The PSD begins today four days dedicated to health, which include visits by Luis Montenegro to hospitals and health centers, and the presentation of “a document framing the policy guidelines” for the sector.
This morning a meeting of the PSD Permanent Commission – the PSD’s innermost core – is scheduled to focus on health, followed by a press conference, on the day one year after Montenegro was elected president of the Social Democrats in Congress.
Last Thursday in Brussels, the Social Democrat leader announced that the party would present this week “a framework document of policy guidelines that can stop the deterioration of the National Health Service (NHS) and the provision of health care to the population.
“As the Public Finance Council eventually recognizes, management in the health area has been particularly inefficient. With more money, we can’t meet people’s needs in terms of consultations, surgeries, and even family medicine – more and more Portuguese people don’t have access to a family doctor,” he said.
This afternoon, Montenegro will visit the Garcia de Orta Hospital in Almada (Setúbal) and, on Tuesday, the Algarve University Hospital Center in Faro, and the Bial company in Trofa (Porto).
The program, not yet fully disclosed, will continue until Thursday, ending with the debate set by the PSD in the Portuguese Parliament, in which five draft resolutions already delivered last week will be discussed and voted on.
The recommendations to the Government (which do not have the force of law) focus on the strengthening of the SNS, the generalization of family doctors, access to medicines and continuous and palliative care, and the reduction of waiting lists for surgeries, consultations, and exams.
The PSD recommends to the government, for example, that “the entire revenue obtained from the tax on non-alcoholic beverages and 3% from the tax on tobacco” – which it estimates at 100 million Euros per year – be devoted to health promotion and disease prevention, through information campaigns.
The social-democrats will also resume the defense of Public-Private Partnerships, whether for the private management of public units or for the direct delivery of health services, “whenever such options are more advantageous, in terms of the binomial quality-costs”.
Including in the remuneration of NHS medical workers “a reward based on the production achieved and the health gains obtained” or the creation of a Health Charter (an updated database of health infrastructures and equipment, public, private or social) are other recommendations.
In the access to continued and palliative care, the PSD asks the Government, with concrete goals until 2026, to reinforce the number of beds in the two areas and the financial contribution of the State.

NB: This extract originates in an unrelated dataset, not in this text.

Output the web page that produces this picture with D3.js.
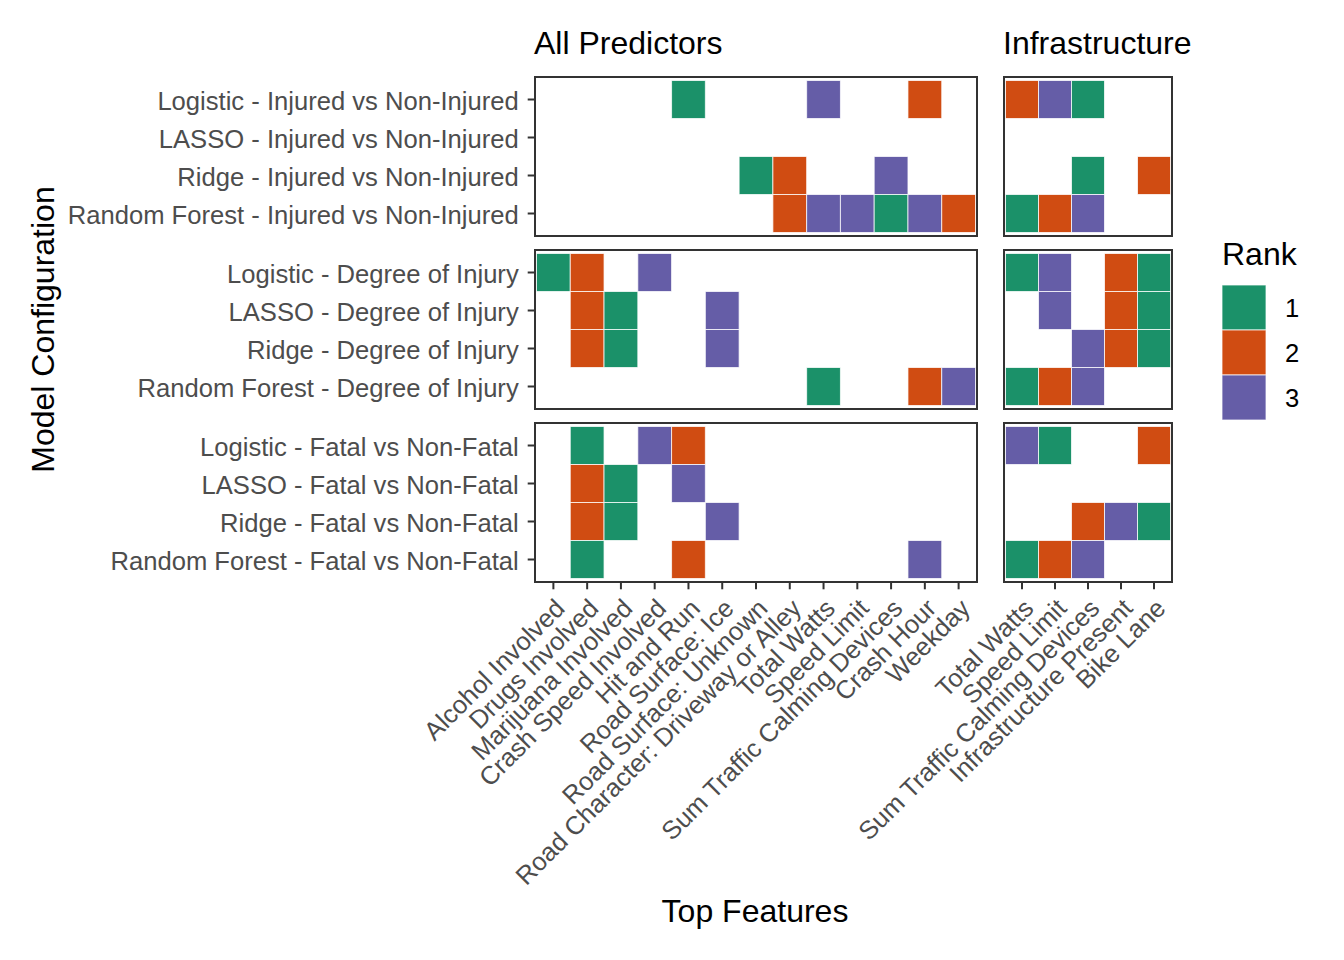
<!DOCTYPE html>
<html>
<head>
<meta charset="utf-8">
<script src="https://cdn.jsdelivr.net/npm/d3@7/dist/d3.min.js"></script>
<style>
  html, body { margin: 0; padding: 0; background: #fff; }
  svg { display: block; font-family: "Liberation Sans", Arial, Helvetica, sans-serif; }
</style>
</head>
<body>
<svg id="chart" width="1344" height="960"></svg>
<script>
// ---------------- DATA ----------------
const rowFacets = ["Injured vs Non-Injured", "Degree of Injury", "Fatal vs Non-Fatal"];
const models = ["Logistic", "LASSO", "Ridge", "Random Forest"];
const colFacets = ["All Predictors", "Infrastructure"];
const allFeatures = [
  "Alcohol Involved", "Drugs Involved", "Marijuana Involved", "Crash Speed Involved",
  "Hit and Run", "Road Surface: Ice", "Road Surface: Unknown",
  "Road Character: Driveway or Alley", "Total Watts", "Speed Limit",
  "Sum Traffic Calming Devices", "Crash Hour", "Weekday"
];
const infraFeatures = ["Total Watts", "Speed Limit", "Sum Traffic Calming Devices", "Infrastructure Present", "Bike Lane"];
const ranks = [1, 2, 3];
const rankColors = ["#1B9169", "#D04C12", "#655DA7"];

// [model, feature, rank]
const injuredAll = [
  ["Logistic", "Hit and Run", 1], ["Logistic", "Total Watts", 3], ["Logistic", "Crash Hour", 2],
  ["Ridge", "Road Surface: Unknown", 1], ["Ridge", "Road Character: Driveway or Alley", 2], ["Ridge", "Sum Traffic Calming Devices", 3],
  ["Random Forest", "Road Character: Driveway or Alley", 2], ["Random Forest", "Total Watts", 3], ["Random Forest", "Speed Limit", 3],
  ["Random Forest", "Sum Traffic Calming Devices", 1], ["Random Forest", "Crash Hour", 3], ["Random Forest", "Weekday", 2]
];
const degreeAll = [
  ["Logistic", "Alcohol Involved", 1], ["Logistic", "Drugs Involved", 2], ["Logistic", "Crash Speed Involved", 3],
  ["LASSO", "Drugs Involved", 2], ["LASSO", "Marijuana Involved", 1], ["LASSO", "Road Surface: Ice", 3],
  ["Ridge", "Drugs Involved", 2], ["Ridge", "Marijuana Involved", 1], ["Ridge", "Road Surface: Ice", 3],
  ["Random Forest", "Total Watts", 1], ["Random Forest", "Crash Hour", 2], ["Random Forest", "Weekday", 3]
];
const fatalAll = [
  ["Logistic", "Drugs Involved", 1], ["Logistic", "Crash Speed Involved", 3], ["Logistic", "Hit and Run", 2],
  ["LASSO", "Drugs Involved", 2], ["LASSO", "Marijuana Involved", 1], ["LASSO", "Hit and Run", 3],
  ["Ridge", "Drugs Involved", 2], ["Ridge", "Marijuana Involved", 1], ["Ridge", "Road Surface: Ice", 3],
  ["Random Forest", "Drugs Involved", 1], ["Random Forest", "Hit and Run", 2], ["Random Forest", "Crash Hour", 3]
];
const injuredInfra = [
  ["Logistic", "Total Watts", 2], ["Logistic", "Speed Limit", 3], ["Logistic", "Sum Traffic Calming Devices", 1],
  ["Ridge", "Sum Traffic Calming Devices", 1], ["Ridge", "Bike Lane", 2],
  ["Random Forest", "Total Watts", 1], ["Random Forest", "Speed Limit", 2], ["Random Forest", "Sum Traffic Calming Devices", 3]
];
const degreeInfra = [
  ["Logistic", "Total Watts", 1], ["Logistic", "Speed Limit", 3], ["Logistic", "Infrastructure Present", 2], ["Logistic", "Bike Lane", 1],
  ["LASSO", "Speed Limit", 3], ["LASSO", "Infrastructure Present", 2], ["LASSO", "Bike Lane", 1],
  ["Ridge", "Sum Traffic Calming Devices", 3], ["Ridge", "Infrastructure Present", 2], ["Ridge", "Bike Lane", 1],
  ["Random Forest", "Total Watts", 1], ["Random Forest", "Speed Limit", 2], ["Random Forest", "Sum Traffic Calming Devices", 3]
];
const fatalInfra = [
  ["Logistic", "Total Watts", 3], ["Logistic", "Speed Limit", 1], ["Logistic", "Bike Lane", 2],
  ["Ridge", "Sum Traffic Calming Devices", 2], ["Ridge", "Infrastructure Present", 3], ["Ridge", "Bike Lane", 1],
  ["Random Forest", "Total Watts", 1], ["Random Forest", "Speed Limit", 2], ["Random Forest", "Sum Traffic Calming Devices", 3]
];

const cells = [
  [injuredAll, injuredInfra],
  [degreeAll, degreeInfra],
  [fatalAll, fatalInfra]
];
const xTitle = "Top Features";
const yTitle = "Model Configuration";
const legendTitle = "Rank";

// ---------------- LAYOUT ----------------
const svg = d3.select("#chart");
const FONT_TICK = 25.6, FONT_TITLE = 32;
const TEXT_GREY = "#4D4D4D", LINE = "#333333";
const FAM = '"Liberation Sans", Arial, Helvetica, sans-serif';

const colFrames = [[535, 977], [1004, 1172]];
const rowFrames = [[77, 236], [250, 409], [423, 582]];
const xInset = 1.5, yInset = 3.5;

const color = d3.scaleOrdinal().domain(ranks).range(rankColors);

const xScales = [
  d3.scaleBand().domain(allFeatures).range([colFrames[0][0] + xInset, colFrames[0][1] - xInset]),
  d3.scaleBand().domain(infraFeatures).range([colFrames[1][0] + xInset, colFrames[1][1] - xInset])
];
const yScales = rowFrames.map(f => d3.scaleBand().domain(models).range([f[0] + yInset, f[1] - yInset]));

// tiles
rowFacets.forEach((rf, ri) => {
  colFacets.forEach((cf, ci) => {
    const x = xScales[ci], y = yScales[ri];
    const g = svg.append("g");
    g.selectAll("rect").data(cells[ri][ci]).join("rect")
      .attr("x", d => x(d[1]))
      .attr("y", d => y(d[0]))
      .attr("width", x.bandwidth())
      .attr("height", y.bandwidth())
      .attr("fill", d => color(d[2]))
      .attr("stroke", "#ffffff")
      .attr("stroke-opacity", 0.75)
      .attr("stroke-width", 1);
    // panel border
    svg.append("rect")
      .attr("x", colFrames[ci][0]).attr("y", rowFrames[ri][0])
      .attr("width", colFrames[ci][1] - colFrames[ci][0])
      .attr("height", rowFrames[ri][1] - rowFrames[ri][0])
      .attr("fill", "none").attr("stroke", LINE).attr("stroke-width", 2);
  });
});

// y axes
rowFacets.forEach((rf, ri) => {
  const ax = d3.axisLeft(yScales[ri]).tickSize(7.3).tickPadding(9)
    .tickFormat(m => `${m} - ${rf}`);
  const g = svg.append("g").attr("transform", `translate(${colFrames[0][0]},0)`).call(ax);
  g.select(".domain").remove();
  g.selectAll(".tick line").attr("stroke", LINE).attr("stroke-width", 2);
  g.selectAll(".tick text").attr("fill", TEXT_GREY)
    .attr("dy", "0.40em")
    .style("font-size", FONT_TICK + "px")
    .style("font-family", FAM);
});

// x axes
colFacets.forEach((cf, ci) => {
  const ax = d3.axisBottom(xScales[ci]).tickSize(7.3);
  const bottom = rowFrames[2][1];
  const g = svg.append("g").attr("transform", `translate(0,${bottom})`).call(ax);
  g.select(".domain").remove();
  g.selectAll(".tick line").attr("stroke", LINE).attr("stroke-width", 2);
  g.selectAll(".tick text")
    .attr("fill", TEXT_GREY)
    .style("font-size", FONT_TICK + "px")
    .style("font-family", FAM)
    .attr("text-anchor", "end")
    .attr("x", 0).attr("y", 0)
    .attr("dy", "0.72em")
    .attr("transform", `translate(0,${7.3 + 7.5}) rotate(-45)`);
  // strip label
  svg.append("text")
    .attr("x", colFrames[ci][0] - 1).attr("y", 54)
    .attr("fill", "#000").style("font-size", FONT_TITLE + "px")
    .text(cf);
});

// axis titles
svg.append("text")
  .attr("x", 755).attr("y", 922)
  .attr("text-anchor", "middle")
  .attr("fill", "#000").style("font-size", FONT_TITLE + "px")
  .text(xTitle);
svg.append("text")
  .attr("transform", `translate(54,${(rowFrames[0][0] + rowFrames[2][1]) / 2}) rotate(-90)`)
  .attr("text-anchor", "middle")
  .attr("fill", "#000").style("font-size", FONT_TITLE + "px")
  .text(yTitle);

// legend
const lg = svg.append("g").attr("transform", "translate(1222,0)");
lg.append("text").attr("x", 0).attr("y", 265)
  .attr("fill", "#000").style("font-size", FONT_TITLE + "px").text(legendTitle);
const keyY = d3.scaleBand().domain(ranks).range([285, 420]);
lg.selectAll("rect.key").data(ranks).join("rect")
  .attr("class", "key")
  .attr("x", 0).attr("y", d => keyY(d))
  .attr("width", 44).attr("height", keyY.bandwidth())
  .attr("fill", d => color(d))
  .attr("stroke", "#ffffff").attr("stroke-opacity", 0.75).attr("stroke-width", 1);
lg.selectAll("text.lab").data(ranks).join("text")
  .attr("class", "lab")
  .attr("x", 63).attr("y", d => keyY(d) + keyY.bandwidth() / 2)
  .attr("dy", "0.38em")
  .attr("fill", "#000").style("font-size", FONT_TICK + "px")
  .text(d => d);
</script>
</body>
</html>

To reduce waiting times for surgeries, consultations and exams, the social democrats advocate additional incentives for the recovery of planned care activity in the SNS and the signing of contracts with private sector entities, the social sector and self-employed professionals “whenever the maximum guaranteed response times are exceeded.
The PSD also wants the government to “fulfill the Prime Minister’s promise, made in 2016, to assign family doctor to all Portuguese”, if necessary using the social and private sectors to ensure, by the end of this year, universal coverage of the entire population.